- [What to produce] Skip every picture and transcribe the remaining material exactly.

- [Given data]
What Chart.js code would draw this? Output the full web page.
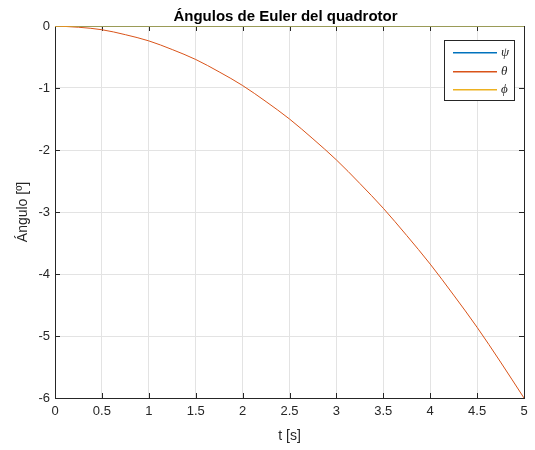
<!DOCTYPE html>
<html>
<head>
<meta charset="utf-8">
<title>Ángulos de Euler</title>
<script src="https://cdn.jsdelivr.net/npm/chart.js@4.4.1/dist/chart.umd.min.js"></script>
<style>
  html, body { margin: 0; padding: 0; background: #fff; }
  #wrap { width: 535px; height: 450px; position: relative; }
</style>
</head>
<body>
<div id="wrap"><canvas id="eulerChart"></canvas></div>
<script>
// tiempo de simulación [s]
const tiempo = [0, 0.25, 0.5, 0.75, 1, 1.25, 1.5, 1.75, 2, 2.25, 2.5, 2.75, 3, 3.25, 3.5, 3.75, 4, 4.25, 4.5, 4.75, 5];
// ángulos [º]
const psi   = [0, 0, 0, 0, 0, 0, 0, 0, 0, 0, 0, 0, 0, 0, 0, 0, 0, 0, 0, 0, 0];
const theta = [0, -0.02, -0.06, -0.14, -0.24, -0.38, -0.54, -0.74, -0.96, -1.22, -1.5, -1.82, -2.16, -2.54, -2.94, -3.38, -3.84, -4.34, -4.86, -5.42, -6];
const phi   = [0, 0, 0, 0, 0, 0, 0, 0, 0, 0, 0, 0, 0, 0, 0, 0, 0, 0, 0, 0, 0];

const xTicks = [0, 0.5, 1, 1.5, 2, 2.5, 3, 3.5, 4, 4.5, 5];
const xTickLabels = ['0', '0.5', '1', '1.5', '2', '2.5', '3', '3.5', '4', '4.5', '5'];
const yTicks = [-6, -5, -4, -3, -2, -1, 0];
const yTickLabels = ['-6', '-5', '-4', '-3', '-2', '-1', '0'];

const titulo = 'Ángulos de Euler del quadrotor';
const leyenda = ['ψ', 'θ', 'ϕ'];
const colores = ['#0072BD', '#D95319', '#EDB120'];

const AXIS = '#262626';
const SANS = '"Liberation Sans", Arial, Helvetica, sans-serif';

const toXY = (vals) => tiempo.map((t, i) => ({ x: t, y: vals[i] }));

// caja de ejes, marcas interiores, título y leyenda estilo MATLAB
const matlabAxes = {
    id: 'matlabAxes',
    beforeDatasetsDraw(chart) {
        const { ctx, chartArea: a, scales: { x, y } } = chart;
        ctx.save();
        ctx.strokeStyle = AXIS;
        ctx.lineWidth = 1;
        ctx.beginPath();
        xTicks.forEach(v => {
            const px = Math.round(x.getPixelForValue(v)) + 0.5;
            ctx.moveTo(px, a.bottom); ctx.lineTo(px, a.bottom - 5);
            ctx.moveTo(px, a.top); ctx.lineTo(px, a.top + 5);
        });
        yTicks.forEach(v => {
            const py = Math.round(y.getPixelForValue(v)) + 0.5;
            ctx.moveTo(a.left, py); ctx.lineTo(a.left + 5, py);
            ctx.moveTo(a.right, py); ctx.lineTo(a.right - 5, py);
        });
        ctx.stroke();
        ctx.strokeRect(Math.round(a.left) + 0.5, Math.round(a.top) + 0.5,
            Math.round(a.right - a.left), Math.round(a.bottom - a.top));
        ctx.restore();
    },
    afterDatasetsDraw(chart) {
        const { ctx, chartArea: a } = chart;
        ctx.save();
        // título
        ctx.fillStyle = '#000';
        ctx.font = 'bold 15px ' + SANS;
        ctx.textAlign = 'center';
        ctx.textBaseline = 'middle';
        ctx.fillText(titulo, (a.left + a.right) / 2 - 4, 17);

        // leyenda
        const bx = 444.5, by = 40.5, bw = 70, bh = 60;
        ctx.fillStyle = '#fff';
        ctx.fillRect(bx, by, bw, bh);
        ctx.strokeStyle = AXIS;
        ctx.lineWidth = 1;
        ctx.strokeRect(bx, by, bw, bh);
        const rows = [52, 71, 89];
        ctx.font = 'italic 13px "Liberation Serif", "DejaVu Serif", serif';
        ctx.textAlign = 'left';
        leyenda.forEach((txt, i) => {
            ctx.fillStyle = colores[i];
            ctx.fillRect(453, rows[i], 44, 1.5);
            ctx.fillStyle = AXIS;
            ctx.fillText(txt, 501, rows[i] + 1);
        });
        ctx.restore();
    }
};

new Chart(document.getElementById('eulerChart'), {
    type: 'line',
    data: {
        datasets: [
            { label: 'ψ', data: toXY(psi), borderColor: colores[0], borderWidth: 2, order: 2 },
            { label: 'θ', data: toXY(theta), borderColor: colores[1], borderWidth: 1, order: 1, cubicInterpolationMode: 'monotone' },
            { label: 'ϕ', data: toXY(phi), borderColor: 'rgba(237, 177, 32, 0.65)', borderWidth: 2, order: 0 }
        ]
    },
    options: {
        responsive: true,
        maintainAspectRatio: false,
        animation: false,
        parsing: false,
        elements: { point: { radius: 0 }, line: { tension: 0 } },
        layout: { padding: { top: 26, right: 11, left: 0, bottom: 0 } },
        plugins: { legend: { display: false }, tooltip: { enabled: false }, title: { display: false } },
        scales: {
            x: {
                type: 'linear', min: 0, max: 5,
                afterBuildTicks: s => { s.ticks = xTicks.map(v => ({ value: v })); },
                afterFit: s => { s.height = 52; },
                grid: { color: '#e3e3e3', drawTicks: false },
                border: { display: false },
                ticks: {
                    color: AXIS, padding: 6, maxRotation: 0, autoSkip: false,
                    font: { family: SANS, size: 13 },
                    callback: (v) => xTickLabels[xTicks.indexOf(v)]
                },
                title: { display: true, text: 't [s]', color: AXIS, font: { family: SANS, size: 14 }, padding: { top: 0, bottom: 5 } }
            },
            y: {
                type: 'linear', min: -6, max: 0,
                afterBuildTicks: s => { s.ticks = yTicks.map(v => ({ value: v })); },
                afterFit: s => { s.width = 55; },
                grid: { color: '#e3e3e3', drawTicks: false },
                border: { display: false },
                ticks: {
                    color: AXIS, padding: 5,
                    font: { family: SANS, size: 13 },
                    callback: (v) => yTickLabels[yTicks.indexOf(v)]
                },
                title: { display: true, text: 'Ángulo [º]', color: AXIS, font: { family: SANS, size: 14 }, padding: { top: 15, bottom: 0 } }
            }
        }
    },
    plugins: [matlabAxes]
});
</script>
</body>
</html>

- [Exercise result]
What Chart.js code would draw this? Output the full web page.
<!DOCTYPE html>
<html>
<head>
<meta charset="utf-8">
<title>Ángulos de Euler</title>
<script src="https://cdn.jsdelivr.net/npm/chart.js@4.4.1/dist/chart.umd.min.js"></script>
<style>
  html, body { margin: 0; padding: 0; background: #fff; }
  #wrap { width: 535px; height: 450px; position: relative; }
</style>
</head>
<body>
<div id="wrap"><canvas id="eulerChart"></canvas></div>
<script>
// tiempo de simulación [s]
const tiempo = [0, 0.25, 0.5, 0.75, 1, 1.25, 1.5, 1.75, 2, 2.25, 2.5, 2.75, 3, 3.25, 3.5, 3.75, 4, 4.25, 4.5, 4.75, 5];
// ángulos [º]
const psi   = [0, 0, 0, 0, 0, 0, 0, 0, 0, 0, 0, 0, 0, 0, 0, 0, 0, 0, 0, 0, 0];
const theta = [0, -0.02, -0.06, -0.14, -0.24, -0.38, -0.54, -0.74, -0.96, -1.22, -1.5, -1.82, -2.16, -2.54, -2.94, -3.38, -3.84, -4.34, -4.86, -5.42, -6];
const phi   = [0, 0, 0, 0, 0, 0, 0, 0, 0, 0, 0, 0, 0, 0, 0, 0, 0, 0, 0, 0, 0];

const xTicks = [0, 0.5, 1, 1.5, 2, 2.5, 3, 3.5, 4, 4.5, 5];
const xTickLabels = ['0', '0.5', '1', '1.5', '2', '2.5', '3', '3.5', '4', '4.5', '5'];
const yTicks = [-6, -5, -4, -3, -2, -1, 0];
const yTickLabels = ['-6', '-5', '-4', '-3', '-2', '-1', '0'];

const titulo = 'Ángulos de Euler del quadrotor';
const leyenda = ['ψ', 'θ', 'ϕ'];
const colores = ['#0072BD', '#D95319', '#EDB120'];

const AXIS = '#262626';
const SANS = '"Liberation Sans", Arial, Helvetica, sans-serif';

const toXY = (vals) => tiempo.map((t, i) => ({ x: t, y: vals[i] }));

// caja de ejes, marcas interiores, título y leyenda estilo MATLAB
const matlabAxes = {
    id: 'matlabAxes',
    beforeDatasetsDraw(chart) {
        const { ctx, chartArea: a, scales: { x, y } } = chart;
        ctx.save();
        ctx.strokeStyle = AXIS;
        ctx.lineWidth = 1;
        ctx.beginPath();
        xTicks.forEach(v => {
            const px = Math.round(x.getPixelForValue(v)) + 0.5;
            ctx.moveTo(px, a.bottom); ctx.lineTo(px, a.bottom - 5);
            ctx.moveTo(px, a.top); ctx.lineTo(px, a.top + 5);
        });
        yTicks.forEach(v => {
            const py = Math.round(y.getPixelForValue(v)) + 0.5;
            ctx.moveTo(a.left, py); ctx.lineTo(a.left + 5, py);
            ctx.moveTo(a.right, py); ctx.lineTo(a.right - 5, py);
        });
        ctx.stroke();
        ctx.strokeRect(Math.round(a.left) + 0.5, Math.round(a.top) + 0.5,
            Math.round(a.right - a.left), Math.round(a.bottom - a.top));
        ctx.restore();
    },
    afterDatasetsDraw(chart) {
        const { ctx, chartArea: a } = chart;
        ctx.save();
        // título
        ctx.fillStyle = '#000';
        ctx.font = 'bold 15px ' + SANS;
        ctx.textAlign = 'center';
        ctx.textBaseline = 'middle';
        ctx.fillText(titulo, (a.left + a.right) / 2 - 4, 17);

        // leyenda
        const bx = 444.5, by = 40.5, bw = 70, bh = 60;
        ctx.fillStyle = '#fff';
        ctx.fillRect(bx, by, bw, bh);
        ctx.strokeStyle = AXIS;
        ctx.lineWidth = 1;
        ctx.strokeRect(bx, by, bw, bh);
        const rows = [52, 71, 89];
        ctx.font = 'italic 13px "Liberation Serif", "DejaVu Serif", serif';
        ctx.textAlign = 'left';
        leyenda.forEach((txt, i) => {
            ctx.fillStyle = colores[i];
            ctx.fillRect(453, rows[i], 44, 1.5);
            ctx.fillStyle = AXIS;
            ctx.fillText(txt, 501, rows[i] + 1);
        });
        ctx.restore();
    }
};

new Chart(document.getElementById('eulerChart'), {
    type: 'line',
    data: {
        datasets: [
            { label: 'ψ', data: toXY(psi), borderColor: colores[0], borderWidth: 2, order: 2 },
            { label: 'θ', data: toXY(theta), borderColor: colores[1], borderWidth: 1, order: 1, cubicInterpolationMode: 'monotone' },
            { label: 'ϕ', data: toXY(phi), borderColor: 'rgba(237, 177, 32, 0.65)', borderWidth: 2, order: 0 }
        ]
    },
    options: {
        responsive: true,
        maintainAspectRatio: false,
        animation: false,
        parsing: false,
        elements: { point: { radius: 0 }, line: { tension: 0 } },
        layout: { padding: { top: 26, right: 11, left: 0, bottom: 0 } },
        plugins: { legend: { display: false }, tooltip: { enabled: false }, title: { display: false } },
        scales: {
            x: {
                type: 'linear', min: 0, max: 5,
                afterBuildTicks: s => { s.ticks = xTicks.map(v => ({ value: v })); },
                afterFit: s => { s.height = 52; },
                grid: { color: '#e3e3e3', drawTicks: false },
                border: { display: false },
                ticks: {
                    color: AXIS, padding: 6, maxRotation: 0, autoSkip: false,
                    font: { family: SANS, size: 13 },
                    callback: (v) => xTickLabels[xTicks.indexOf(v)]
                },
                title: { display: true, text: 't [s]', color: AXIS, font: { family: SANS, size: 14 }, padding: { top: 0, bottom: 5 } }
            },
            y: {
                type: 'linear', min: -6, max: 0,
                afterBuildTicks: s => { s.ticks = yTicks.map(v => ({ value: v })); },
                afterFit: s => { s.width = 55; },
                grid: { color: '#e3e3e3', drawTicks: false },
                border: { display: false },
                ticks: {
                    color: AXIS, padding: 5,
                    font: { family: SANS, size: 13 },
                    callback: (v) => yTickLabels[yTicks.indexOf(v)]
                },
                title: { display: true, text: 'Ángulo [º]', color: AXIS, font: { family: SANS, size: 14 }, padding: { top: 15, bottom: 0 } }
            }
        }
    },
    plugins: [matlabAxes]
});
</script>
</body>
</html>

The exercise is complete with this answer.